Wherever the word "React" turns up in a line of the entries, copy that line.
*****
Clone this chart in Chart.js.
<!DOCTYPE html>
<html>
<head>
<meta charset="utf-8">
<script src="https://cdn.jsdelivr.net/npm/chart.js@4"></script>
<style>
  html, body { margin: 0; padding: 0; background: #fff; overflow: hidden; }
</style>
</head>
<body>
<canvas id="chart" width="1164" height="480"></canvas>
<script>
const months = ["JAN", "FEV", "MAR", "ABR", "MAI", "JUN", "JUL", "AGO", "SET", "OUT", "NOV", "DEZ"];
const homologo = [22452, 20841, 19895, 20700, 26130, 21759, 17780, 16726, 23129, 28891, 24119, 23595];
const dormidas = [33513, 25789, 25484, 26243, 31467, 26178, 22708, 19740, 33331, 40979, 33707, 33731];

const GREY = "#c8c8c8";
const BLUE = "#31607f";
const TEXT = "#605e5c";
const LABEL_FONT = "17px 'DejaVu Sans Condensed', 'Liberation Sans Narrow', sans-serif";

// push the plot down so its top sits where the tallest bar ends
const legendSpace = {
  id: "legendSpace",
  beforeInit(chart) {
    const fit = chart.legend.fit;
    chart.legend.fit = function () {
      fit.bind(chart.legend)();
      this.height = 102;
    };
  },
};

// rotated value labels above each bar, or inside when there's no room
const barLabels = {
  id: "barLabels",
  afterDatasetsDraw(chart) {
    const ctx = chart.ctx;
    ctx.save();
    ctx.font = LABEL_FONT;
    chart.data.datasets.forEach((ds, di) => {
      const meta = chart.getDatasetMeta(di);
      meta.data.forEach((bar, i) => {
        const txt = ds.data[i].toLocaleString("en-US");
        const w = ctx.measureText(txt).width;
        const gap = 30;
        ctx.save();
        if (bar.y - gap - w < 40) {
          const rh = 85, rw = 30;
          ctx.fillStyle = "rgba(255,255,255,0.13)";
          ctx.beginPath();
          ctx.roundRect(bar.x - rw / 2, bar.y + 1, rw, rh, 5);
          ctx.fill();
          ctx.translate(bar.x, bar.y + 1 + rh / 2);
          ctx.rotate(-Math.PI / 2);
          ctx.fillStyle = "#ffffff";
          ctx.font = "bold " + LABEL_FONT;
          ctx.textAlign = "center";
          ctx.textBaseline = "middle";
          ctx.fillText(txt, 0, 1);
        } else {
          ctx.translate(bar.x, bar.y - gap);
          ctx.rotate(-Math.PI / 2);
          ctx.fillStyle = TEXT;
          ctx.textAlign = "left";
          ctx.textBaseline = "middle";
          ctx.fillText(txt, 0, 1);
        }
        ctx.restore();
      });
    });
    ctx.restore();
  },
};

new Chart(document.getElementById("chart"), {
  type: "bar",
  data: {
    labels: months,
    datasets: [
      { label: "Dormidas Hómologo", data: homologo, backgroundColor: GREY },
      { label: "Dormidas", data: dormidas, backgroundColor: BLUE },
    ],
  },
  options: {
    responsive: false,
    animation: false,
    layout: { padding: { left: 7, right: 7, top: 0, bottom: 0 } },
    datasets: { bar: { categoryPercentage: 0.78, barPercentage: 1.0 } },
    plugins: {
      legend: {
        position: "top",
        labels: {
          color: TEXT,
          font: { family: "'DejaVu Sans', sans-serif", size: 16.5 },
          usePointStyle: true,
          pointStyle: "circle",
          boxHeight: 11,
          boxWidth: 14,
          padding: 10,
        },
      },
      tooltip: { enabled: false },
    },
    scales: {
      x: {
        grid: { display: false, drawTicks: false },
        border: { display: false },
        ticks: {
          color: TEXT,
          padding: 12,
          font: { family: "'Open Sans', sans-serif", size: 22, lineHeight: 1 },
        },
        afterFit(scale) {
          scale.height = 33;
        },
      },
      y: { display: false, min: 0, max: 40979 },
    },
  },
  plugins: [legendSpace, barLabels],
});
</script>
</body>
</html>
*****
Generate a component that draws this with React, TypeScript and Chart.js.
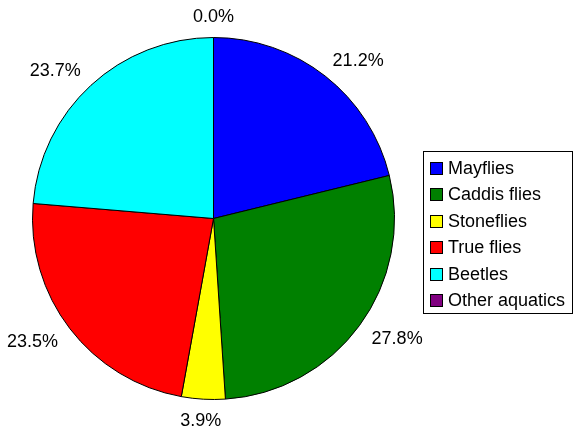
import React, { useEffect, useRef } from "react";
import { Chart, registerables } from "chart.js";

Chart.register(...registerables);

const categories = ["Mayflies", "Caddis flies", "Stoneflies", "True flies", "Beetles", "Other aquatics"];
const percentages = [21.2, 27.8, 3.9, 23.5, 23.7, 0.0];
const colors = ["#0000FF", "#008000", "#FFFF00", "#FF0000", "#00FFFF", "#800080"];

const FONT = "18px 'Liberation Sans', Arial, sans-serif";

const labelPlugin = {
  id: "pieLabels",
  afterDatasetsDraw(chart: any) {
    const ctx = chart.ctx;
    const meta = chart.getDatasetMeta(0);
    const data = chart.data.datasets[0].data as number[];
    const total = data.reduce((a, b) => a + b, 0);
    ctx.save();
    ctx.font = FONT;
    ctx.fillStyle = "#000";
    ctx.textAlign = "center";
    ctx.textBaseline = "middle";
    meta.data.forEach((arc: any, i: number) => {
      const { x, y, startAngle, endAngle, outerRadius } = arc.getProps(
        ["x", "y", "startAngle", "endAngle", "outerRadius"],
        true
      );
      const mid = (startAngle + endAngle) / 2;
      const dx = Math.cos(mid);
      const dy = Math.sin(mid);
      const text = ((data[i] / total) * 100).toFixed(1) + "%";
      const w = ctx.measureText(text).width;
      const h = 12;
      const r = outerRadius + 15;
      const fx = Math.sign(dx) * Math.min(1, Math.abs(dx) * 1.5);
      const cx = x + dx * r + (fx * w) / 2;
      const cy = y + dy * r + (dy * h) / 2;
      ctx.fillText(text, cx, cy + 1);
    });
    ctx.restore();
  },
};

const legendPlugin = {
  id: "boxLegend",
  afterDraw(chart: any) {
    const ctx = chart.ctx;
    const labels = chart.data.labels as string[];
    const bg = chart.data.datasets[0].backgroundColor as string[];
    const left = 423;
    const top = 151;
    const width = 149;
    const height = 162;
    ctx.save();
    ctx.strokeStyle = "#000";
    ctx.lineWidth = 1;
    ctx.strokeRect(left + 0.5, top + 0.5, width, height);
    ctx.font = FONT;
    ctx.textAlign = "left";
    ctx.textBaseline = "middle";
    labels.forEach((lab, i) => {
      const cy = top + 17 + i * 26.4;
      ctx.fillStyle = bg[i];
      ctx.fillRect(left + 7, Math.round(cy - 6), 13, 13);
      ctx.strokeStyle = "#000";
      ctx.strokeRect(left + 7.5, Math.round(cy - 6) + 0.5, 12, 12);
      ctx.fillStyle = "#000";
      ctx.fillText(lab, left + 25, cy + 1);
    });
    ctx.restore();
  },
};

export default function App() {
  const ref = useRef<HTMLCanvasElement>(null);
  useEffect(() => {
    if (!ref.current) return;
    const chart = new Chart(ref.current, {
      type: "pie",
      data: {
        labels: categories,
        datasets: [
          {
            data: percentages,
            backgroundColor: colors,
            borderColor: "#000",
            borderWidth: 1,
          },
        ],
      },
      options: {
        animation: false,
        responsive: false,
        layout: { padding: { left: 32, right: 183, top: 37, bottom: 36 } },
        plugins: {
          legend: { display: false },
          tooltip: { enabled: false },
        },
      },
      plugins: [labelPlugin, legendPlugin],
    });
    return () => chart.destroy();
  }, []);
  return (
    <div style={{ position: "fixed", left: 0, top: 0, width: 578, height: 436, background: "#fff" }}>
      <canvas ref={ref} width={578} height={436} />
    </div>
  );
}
*****
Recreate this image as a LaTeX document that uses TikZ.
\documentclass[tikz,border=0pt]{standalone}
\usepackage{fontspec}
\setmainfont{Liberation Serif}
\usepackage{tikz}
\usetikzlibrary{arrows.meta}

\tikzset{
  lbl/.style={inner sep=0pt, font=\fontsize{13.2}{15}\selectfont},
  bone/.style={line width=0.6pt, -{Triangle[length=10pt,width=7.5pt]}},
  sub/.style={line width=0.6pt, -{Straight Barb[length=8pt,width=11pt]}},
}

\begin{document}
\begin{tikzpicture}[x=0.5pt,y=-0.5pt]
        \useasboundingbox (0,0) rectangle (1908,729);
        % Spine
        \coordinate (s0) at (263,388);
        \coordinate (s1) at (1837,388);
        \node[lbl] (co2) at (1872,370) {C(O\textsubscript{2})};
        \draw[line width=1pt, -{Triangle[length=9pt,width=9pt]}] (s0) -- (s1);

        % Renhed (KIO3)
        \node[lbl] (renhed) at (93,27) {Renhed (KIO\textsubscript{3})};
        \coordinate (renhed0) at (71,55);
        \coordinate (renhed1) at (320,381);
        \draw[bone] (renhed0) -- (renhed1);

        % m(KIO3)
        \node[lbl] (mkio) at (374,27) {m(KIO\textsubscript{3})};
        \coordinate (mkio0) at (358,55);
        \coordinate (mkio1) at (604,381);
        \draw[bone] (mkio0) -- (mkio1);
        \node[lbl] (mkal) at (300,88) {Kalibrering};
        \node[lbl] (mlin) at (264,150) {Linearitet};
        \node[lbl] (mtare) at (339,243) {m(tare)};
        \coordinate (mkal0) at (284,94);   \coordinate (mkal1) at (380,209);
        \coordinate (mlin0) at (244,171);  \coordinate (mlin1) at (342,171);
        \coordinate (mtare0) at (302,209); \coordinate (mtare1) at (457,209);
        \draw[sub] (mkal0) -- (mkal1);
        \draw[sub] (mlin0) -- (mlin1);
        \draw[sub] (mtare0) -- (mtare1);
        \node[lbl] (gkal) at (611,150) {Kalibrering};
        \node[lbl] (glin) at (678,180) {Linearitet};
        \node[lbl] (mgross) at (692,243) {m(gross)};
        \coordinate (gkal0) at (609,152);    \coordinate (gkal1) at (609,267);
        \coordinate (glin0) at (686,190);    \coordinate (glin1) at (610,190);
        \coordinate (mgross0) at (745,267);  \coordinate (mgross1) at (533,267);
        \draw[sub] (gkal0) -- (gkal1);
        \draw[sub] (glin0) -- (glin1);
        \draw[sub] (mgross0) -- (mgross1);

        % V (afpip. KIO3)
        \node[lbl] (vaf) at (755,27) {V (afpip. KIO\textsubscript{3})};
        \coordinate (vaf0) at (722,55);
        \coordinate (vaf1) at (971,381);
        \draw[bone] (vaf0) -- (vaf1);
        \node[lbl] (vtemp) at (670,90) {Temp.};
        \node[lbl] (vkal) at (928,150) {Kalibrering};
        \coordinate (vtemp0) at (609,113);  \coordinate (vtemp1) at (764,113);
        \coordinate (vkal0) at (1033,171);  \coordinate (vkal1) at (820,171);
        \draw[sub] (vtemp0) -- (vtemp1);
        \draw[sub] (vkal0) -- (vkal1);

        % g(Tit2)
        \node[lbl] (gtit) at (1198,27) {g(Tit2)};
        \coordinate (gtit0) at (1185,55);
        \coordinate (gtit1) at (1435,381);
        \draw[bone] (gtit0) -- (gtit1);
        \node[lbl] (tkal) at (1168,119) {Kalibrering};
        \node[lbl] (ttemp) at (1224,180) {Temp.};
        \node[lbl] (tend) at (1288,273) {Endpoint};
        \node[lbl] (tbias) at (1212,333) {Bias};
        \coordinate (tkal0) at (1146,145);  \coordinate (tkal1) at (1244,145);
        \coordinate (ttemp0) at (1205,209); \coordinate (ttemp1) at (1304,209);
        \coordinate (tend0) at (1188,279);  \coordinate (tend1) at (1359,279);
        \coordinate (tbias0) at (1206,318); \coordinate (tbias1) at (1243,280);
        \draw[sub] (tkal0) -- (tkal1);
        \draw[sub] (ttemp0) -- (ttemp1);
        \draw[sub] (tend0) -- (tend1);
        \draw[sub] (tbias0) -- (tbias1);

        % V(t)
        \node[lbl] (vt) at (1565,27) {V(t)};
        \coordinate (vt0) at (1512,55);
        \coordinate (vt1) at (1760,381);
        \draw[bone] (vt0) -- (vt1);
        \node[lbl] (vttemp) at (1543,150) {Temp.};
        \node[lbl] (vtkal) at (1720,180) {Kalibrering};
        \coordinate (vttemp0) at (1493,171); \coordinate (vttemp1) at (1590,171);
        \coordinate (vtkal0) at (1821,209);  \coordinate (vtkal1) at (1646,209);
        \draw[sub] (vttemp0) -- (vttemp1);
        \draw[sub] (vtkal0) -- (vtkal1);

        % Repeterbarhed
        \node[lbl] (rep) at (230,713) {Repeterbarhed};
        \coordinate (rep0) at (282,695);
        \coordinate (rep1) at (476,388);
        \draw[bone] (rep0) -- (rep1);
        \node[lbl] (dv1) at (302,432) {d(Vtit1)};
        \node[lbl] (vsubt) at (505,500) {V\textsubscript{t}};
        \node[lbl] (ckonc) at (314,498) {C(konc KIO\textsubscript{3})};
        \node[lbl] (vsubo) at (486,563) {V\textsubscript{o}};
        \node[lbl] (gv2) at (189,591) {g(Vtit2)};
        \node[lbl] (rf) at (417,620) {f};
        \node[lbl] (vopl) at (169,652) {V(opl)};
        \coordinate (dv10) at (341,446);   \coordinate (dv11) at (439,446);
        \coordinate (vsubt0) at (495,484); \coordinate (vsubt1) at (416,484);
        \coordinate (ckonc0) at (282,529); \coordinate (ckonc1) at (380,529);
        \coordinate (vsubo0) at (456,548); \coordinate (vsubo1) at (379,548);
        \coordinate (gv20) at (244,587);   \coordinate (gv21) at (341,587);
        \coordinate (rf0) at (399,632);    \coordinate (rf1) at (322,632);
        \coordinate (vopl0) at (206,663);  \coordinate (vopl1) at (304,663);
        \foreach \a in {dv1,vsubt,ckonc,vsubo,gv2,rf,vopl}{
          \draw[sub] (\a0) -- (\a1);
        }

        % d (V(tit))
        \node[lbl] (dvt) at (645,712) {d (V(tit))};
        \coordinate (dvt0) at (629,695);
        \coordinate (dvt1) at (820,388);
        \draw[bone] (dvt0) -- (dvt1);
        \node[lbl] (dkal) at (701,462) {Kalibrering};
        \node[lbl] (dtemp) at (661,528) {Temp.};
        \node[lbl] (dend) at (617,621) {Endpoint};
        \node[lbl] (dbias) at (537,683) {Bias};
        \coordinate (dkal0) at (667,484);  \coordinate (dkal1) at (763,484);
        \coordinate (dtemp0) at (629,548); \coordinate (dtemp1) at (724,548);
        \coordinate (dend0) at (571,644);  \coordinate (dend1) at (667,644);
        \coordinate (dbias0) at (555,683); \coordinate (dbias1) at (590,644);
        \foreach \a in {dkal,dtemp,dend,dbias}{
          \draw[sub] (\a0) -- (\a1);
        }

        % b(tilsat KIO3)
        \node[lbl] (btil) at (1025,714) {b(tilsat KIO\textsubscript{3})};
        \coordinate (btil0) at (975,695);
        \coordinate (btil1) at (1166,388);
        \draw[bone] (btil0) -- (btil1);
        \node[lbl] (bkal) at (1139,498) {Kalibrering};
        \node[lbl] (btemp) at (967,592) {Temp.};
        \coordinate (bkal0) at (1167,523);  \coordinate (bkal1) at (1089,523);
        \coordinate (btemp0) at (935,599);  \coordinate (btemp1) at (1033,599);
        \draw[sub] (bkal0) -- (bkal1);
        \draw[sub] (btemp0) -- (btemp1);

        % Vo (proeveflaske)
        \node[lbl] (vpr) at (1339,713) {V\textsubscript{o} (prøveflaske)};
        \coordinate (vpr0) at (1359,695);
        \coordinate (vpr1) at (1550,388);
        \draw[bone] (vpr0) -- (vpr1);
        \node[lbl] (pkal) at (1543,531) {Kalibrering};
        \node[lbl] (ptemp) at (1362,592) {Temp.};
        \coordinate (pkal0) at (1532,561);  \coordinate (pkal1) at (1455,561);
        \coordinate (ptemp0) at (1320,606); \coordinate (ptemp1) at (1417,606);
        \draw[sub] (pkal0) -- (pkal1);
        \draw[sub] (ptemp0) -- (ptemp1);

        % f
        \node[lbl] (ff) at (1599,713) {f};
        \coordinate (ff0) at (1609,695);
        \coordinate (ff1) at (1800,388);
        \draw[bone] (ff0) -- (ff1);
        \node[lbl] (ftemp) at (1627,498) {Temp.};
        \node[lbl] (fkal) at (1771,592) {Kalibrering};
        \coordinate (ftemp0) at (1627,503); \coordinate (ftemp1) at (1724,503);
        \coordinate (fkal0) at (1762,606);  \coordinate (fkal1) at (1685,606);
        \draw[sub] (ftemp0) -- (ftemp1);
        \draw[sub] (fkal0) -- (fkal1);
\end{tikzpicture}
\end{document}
*****
* _WRITTEN SOLUTION_:
Generate a component that draws this with React, TypeScript and Chart.js.
import React, { useEffect, useRef } from "react";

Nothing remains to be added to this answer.